Monday, November 22, 2010

The La Brea Tad Poles

I've lived in L.A. for about 15 years now; Stacy has lived out here pretty much all her life.  In all this time neither of us had ever been to the La Brea Tar Pits.  Somewhat amazed at this realization, we figured it was high time to see the sludge up close and personal.  A beautiful, crisp sunny November day -- what could be more romantic that taking my Sweetie for a nice little stroll among bubbling pools of hydrogen sulfide-belching asphalt?  I had the day off, and L and N were both out of school too, so we piled into the minivan, hit the Harbor Freeway to the Santa Monica Freeway, burning up enough of yet another form of crude oil distillate to get to the westside.  We stopped off of Fairfax for lunch at the Farmers' Market, people-watching the fashionistas just long enough for Stacy to sink into a funk about how unstylish and untrendy she imagines she's become.  I attempted a couple of quick comments about how pretty I thought she was, but otherwise wisely held my tongue.  There really is no safe response for a male in such a situation.

L being mauled by a giant sloth.
Around 2:00 we got to Hancock Park, home of the Los Angeles County Museum of Art, as well as the bubbling puddles of petrochemical festerings.  We spent our first few minutes there walking around the park and gardens.  There were lots of randomly scattered statues of Ice Age mammals begging to be assaulted.  If the flesh and blood versions were no better than the bronze at fending off attacks by small, hairless, upright primates, it really is no wonder they all went the way of the VHS machine.






Wolfgang.
The George C. Page Museum, within Hancock Park, is wonderfully child-friendly, housing all kinds of creepy fossil skeletons extracted from the tar, along with lots of cool hands on exhibits.  One we especially liked involved several large plungers submerged in a vat of viscous asphalt.  You were invited to pull the plunger up out of the thick, clinging muck and discover just how immobile you would be up to your knees in an asphalt pool.  We saw a wall that showed row after row of fossilized Dire wolf skulls, each of which had been pulled from the pits (my picture shows only about a quarter of the ones on display), some reconstructed sloths in all their inactivity, and a number of mammoths that were, well, mammoth.  We also got to watch a short little movie where a snarky narrator rebuked us for calling  periodontally enhanced felines "saber-tooths tigers."  "They're saber-tooth cats!" he scolded.  Too bad he wasn't eaten by one.

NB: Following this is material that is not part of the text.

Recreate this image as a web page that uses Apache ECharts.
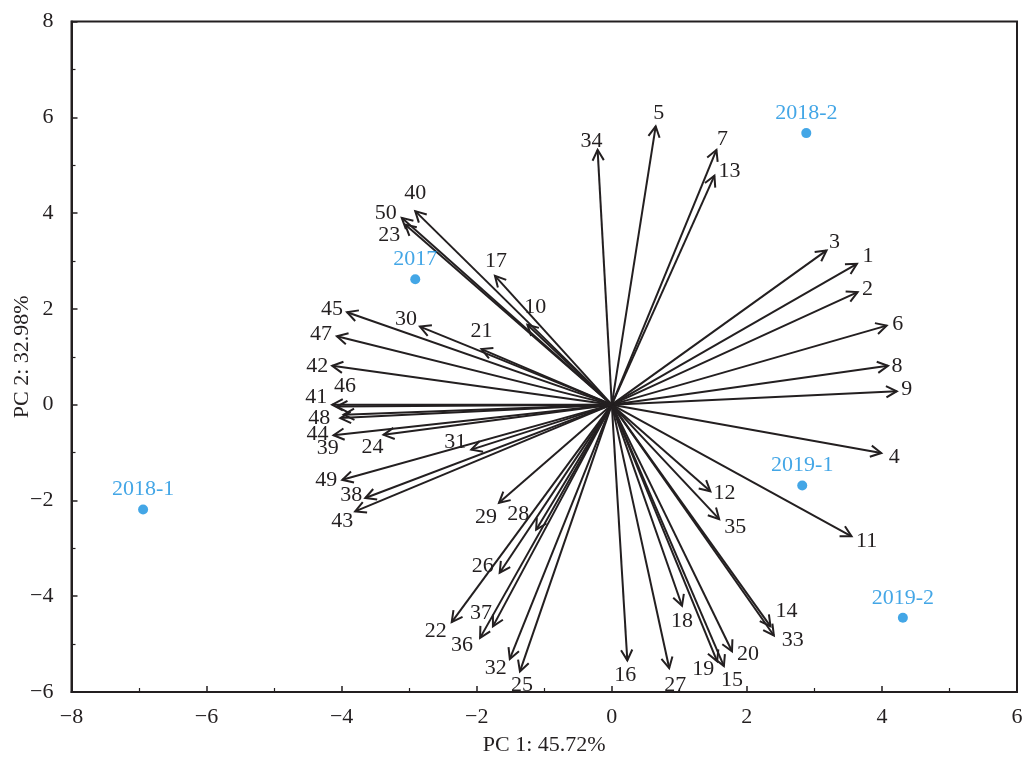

L and N, unaware that the saber-tooth stalking them from
behind seems to be desperately in need of a good meal.

After the museum we went back outside to seek out the main attraction - the pits themselves.  N was absolutely fascinated and grabbed the map, insisting on leading us around to the various sites.  For some reason he couldn't quite get his arms around the term "tar pits."  Half the time he was directing us to the La Brea Tide Pools.  Then it was the La Brea Tad Poles.  Regardless, at any little spot of innocent mud in the grass he would shrink back, deadly afraid of joining the George C. Page collection.  I told him that he didn't have to worry; that I'd smeared the bottom of his shoes with canola oil before we left, but that didn't seem to comfort him.  I think he was worried about becoming extinct.


An unfortunately common sight:  A life and death struggle played
out in front of the thoroughly unconcerned traffic of Wilshire Blvd.

L was able to determine incontrovertibly that it was
the Daddy Mammoth that got stuck in the tar.
Don't know how she did it.  There were no anatomical
indicators that I could discern...

A hunt-frenzied L trying to chase me
into a pit so she can score her kill.

One of the pits, No. 91, is an active excavation site and responsible for hundreds and hundreds of bones recovered.  No one was actually working when we swung by, but you could see some of the skeletons marked that they were currently extracting.  (Including a giant sloth.)




By the end of the afternoon Stacy was feeling a little "tarred,"  (Ha ha!  Get it?  Tarred?  Haw Haw!) so we reboarded our fossil-burner and followed the ubiquitous asphalt slurries back down to the South Bay.  It was one of those stunningly bright almost-winter days where the late afternoon light seems to make everything seem just a little nicer than you know it really is.  I almost found L.A. pretty on our way home.  Almost.

2 comments:

Brittany Martin said...

Troy's favorite saying since visiting the Tar Pits: "It seems as though from the dawn of time this place was destined to be covered in asphalt!"

Daly said...

Petroleum: What you burn while driving on a petroleum-based surface on your way to buy petroleum.